Boris Becker - Controversy Finds The Wunderkind
Controversy Finds the Wunderkind
Having regained his championship status, Becker seemed to gain a newfound confidence. To replace Bosch he hired an unknown Australian named Bob Brett, saying he was not interested in finding another mentor or father figure. He also began speaking out more to the press about public issues, saying that the West German government was spending too much on armaments and not enough on the homeless, and saying that reunification with East Germany was progressing a little too quickly. Then in 1992 he declined to help Berlin in its bid for the 2000 Olympics, saying he feared it might revive his fellow citizen's fantasies about a master race. German fans were sometimes stunned at the views of the man who had waved the German flag at the Davis Cup and had been marketed as a clean-cut, patriotic German youth.

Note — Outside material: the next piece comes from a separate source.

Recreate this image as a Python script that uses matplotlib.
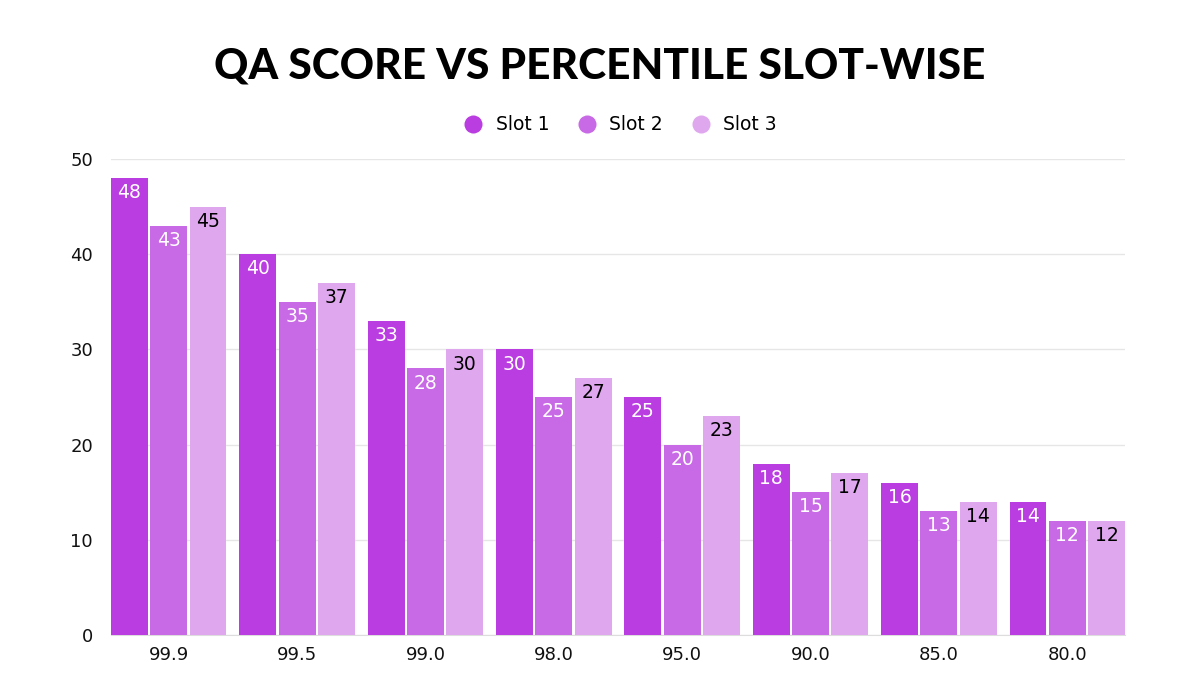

In another area of his life, the controversy turned truly ugly. Since Courtin, Becker had been linked with a number of women, including Olympic skater Katarina Witt. But in 1991 he met and fell in love with Barbara Feltus, a beautiful German-American model who also happened to be black. Hate mail and ugly taunts from neo-Nazis sometimes forced the couple to flee Germany and hide out in Monaco. "Sometimes within 15 minutes I am someone who cannot get served because I'm black," Feltus told a German reporter. "The next minute I'm Frau Becker, treated like a queen. Sometimes, I find both awful." When the couple appeared nude on the cover of Stern magazine, as a protest against racism, many in the staid German public were appalled. Despite these pressures, the couple married on December 17, 1993. Together they have two sons, Noah Gabriel, born in 1994, and Elias Balthasar, born in 1999.
While Becker was finding love off the court, his career on it was suffering. "After '91 I was tired of tennis," Becker acknowledged to a Sports Illustrated reporter in 1993. "I was tired of all the straining and the doing. I had all the success I wanted." The tiredness showed, and in 1992 he'd slipped to a number 10 ranking before rallying at the end of the year. He did rally enough to win the Australian Open and to take a gold medal in doubles tennis at the 1992 Olympics, with an old rival, Michael Stitch. But after 1991 Grand Slam tournament titles continually eluded him, and in 1997, after losing a quarterfinal match at Wimbledon, he announced that he was retiring from tournament competition. "I feel very relieved," he said. "I had a great run here. I won a number of Grand Slams … and now that I've made my decision, I feel very comfortable." Two years, later he retired from professional tennis altogether.